**Information provided**
[start]

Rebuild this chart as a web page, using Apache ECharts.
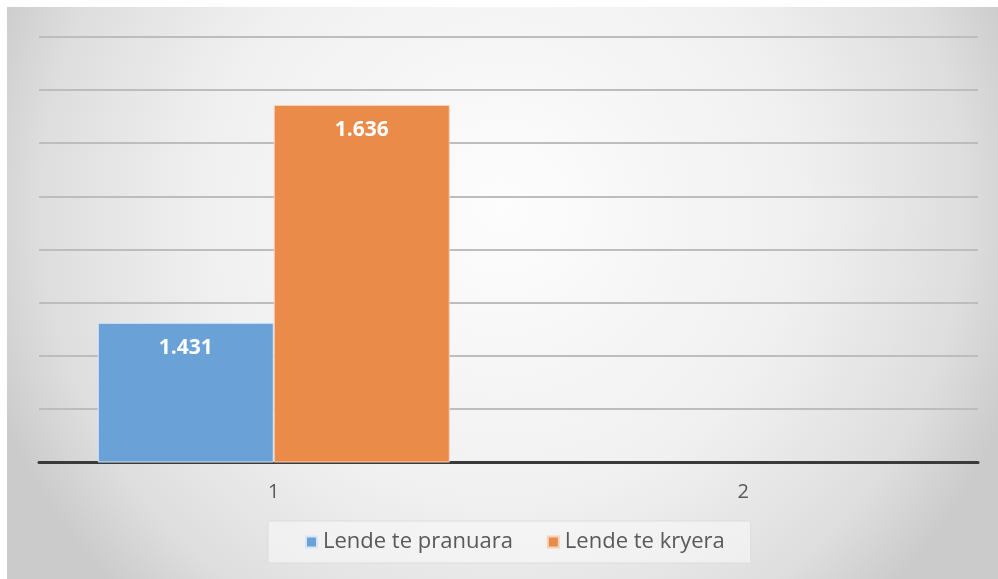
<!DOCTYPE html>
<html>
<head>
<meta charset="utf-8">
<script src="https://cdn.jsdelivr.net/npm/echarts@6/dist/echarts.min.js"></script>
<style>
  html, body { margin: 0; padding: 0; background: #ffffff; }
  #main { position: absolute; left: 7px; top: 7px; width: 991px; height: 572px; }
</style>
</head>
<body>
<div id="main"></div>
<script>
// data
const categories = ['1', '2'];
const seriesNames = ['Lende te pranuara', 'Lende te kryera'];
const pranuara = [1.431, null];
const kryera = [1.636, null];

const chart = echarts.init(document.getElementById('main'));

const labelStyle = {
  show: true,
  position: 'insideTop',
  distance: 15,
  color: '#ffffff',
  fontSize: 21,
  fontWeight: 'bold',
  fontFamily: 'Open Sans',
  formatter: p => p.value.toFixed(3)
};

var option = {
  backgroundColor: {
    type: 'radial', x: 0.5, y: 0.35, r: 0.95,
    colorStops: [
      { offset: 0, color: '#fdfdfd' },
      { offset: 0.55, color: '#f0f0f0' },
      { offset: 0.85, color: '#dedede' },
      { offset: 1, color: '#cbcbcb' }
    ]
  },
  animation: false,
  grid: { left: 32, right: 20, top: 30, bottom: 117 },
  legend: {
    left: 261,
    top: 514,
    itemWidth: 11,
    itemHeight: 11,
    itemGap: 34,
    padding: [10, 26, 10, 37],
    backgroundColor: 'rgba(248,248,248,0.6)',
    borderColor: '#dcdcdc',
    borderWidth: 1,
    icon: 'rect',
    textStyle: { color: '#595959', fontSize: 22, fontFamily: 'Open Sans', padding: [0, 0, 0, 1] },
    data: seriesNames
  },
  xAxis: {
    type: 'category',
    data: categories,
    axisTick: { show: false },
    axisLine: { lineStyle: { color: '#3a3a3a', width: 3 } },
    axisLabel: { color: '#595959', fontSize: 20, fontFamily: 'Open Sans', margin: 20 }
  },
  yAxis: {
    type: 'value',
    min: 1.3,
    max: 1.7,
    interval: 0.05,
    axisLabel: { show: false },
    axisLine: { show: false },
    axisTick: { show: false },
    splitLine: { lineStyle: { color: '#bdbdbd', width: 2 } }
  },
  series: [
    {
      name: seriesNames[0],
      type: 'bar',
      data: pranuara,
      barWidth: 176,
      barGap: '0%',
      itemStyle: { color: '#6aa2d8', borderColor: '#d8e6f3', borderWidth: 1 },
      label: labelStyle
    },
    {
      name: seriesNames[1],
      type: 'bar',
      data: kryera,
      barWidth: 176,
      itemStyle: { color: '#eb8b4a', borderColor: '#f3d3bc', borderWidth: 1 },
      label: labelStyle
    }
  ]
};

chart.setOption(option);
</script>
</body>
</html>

[end]

Keep the pictures out of the copy and write out the data exactly as it stands.

**Answer below**
Rebuild this chart as a web page, using Apache ECharts.
<!DOCTYPE html>
<html>
<head>
<meta charset="utf-8">
<script src="https://cdn.jsdelivr.net/npm/echarts@6/dist/echarts.min.js"></script>
<style>
  html, body { margin: 0; padding: 0; background: #ffffff; }
  #main { position: absolute; left: 7px; top: 7px; width: 991px; height: 572px; }
</style>
</head>
<body>
<div id="main"></div>
<script>
// data
const categories = ['1', '2'];
const seriesNames = ['Lende te pranuara', 'Lende te kryera'];
const pranuara = [1.431, null];
const kryera = [1.636, null];

const chart = echarts.init(document.getElementById('main'));

const labelStyle = {
  show: true,
  position: 'insideTop',
  distance: 15,
  color: '#ffffff',
  fontSize: 21,
  fontWeight: 'bold',
  fontFamily: 'Open Sans',
  formatter: p => p.value.toFixed(3)
};

var option = {
  backgroundColor: {
    type: 'radial', x: 0.5, y: 0.35, r: 0.95,
    colorStops: [
      { offset: 0, color: '#fdfdfd' },
      { offset: 0.55, color: '#f0f0f0' },
      { offset: 0.85, color: '#dedede' },
      { offset: 1, color: '#cbcbcb' }
    ]
  },
  animation: false,
  grid: { left: 32, right: 20, top: 30, bottom: 117 },
  legend: {
    left: 261,
    top: 514,
    itemWidth: 11,
    itemHeight: 11,
    itemGap: 34,
    padding: [10, 26, 10, 37],
    backgroundColor: 'rgba(248,248,248,0.6)',
    borderColor: '#dcdcdc',
    borderWidth: 1,
    icon: 'rect',
    textStyle: { color: '#595959', fontSize: 22, fontFamily: 'Open Sans', padding: [0, 0, 0, 1] },
    data: seriesNames
  },
  xAxis: {
    type: 'category',
    data: categories,
    axisTick: { show: false },
    axisLine: { lineStyle: { color: '#3a3a3a', width: 3 } },
    axisLabel: { color: '#595959', fontSize: 20, fontFamily: 'Open Sans', margin: 20 }
  },
  yAxis: {
    type: 'value',
    min: 1.3,
    max: 1.7,
    interval: 0.05,
    axisLabel: { show: false },
    axisLine: { show: false },
    axisTick: { show: false },
    splitLine: { lineStyle: { color: '#bdbdbd', width: 2 } }
  },
  series: [
    {
      name: seriesNames[0],
      type: 'bar',
      data: pranuara,
      barWidth: 176,
      barGap: '0%',
      itemStyle: { color: '#6aa2d8', borderColor: '#d8e6f3', borderWidth: 1 },
      label: labelStyle
    },
    {
      name: seriesNames[1],
      type: 'bar',
      data: kryera,
      barWidth: 176,
      itemStyle: { color: '#eb8b4a', borderColor: '#f3d3bc', borderWidth: 1 },
      label: labelStyle
    }
  ]
};

chart.setOption(option);
</script>
</body>
</html>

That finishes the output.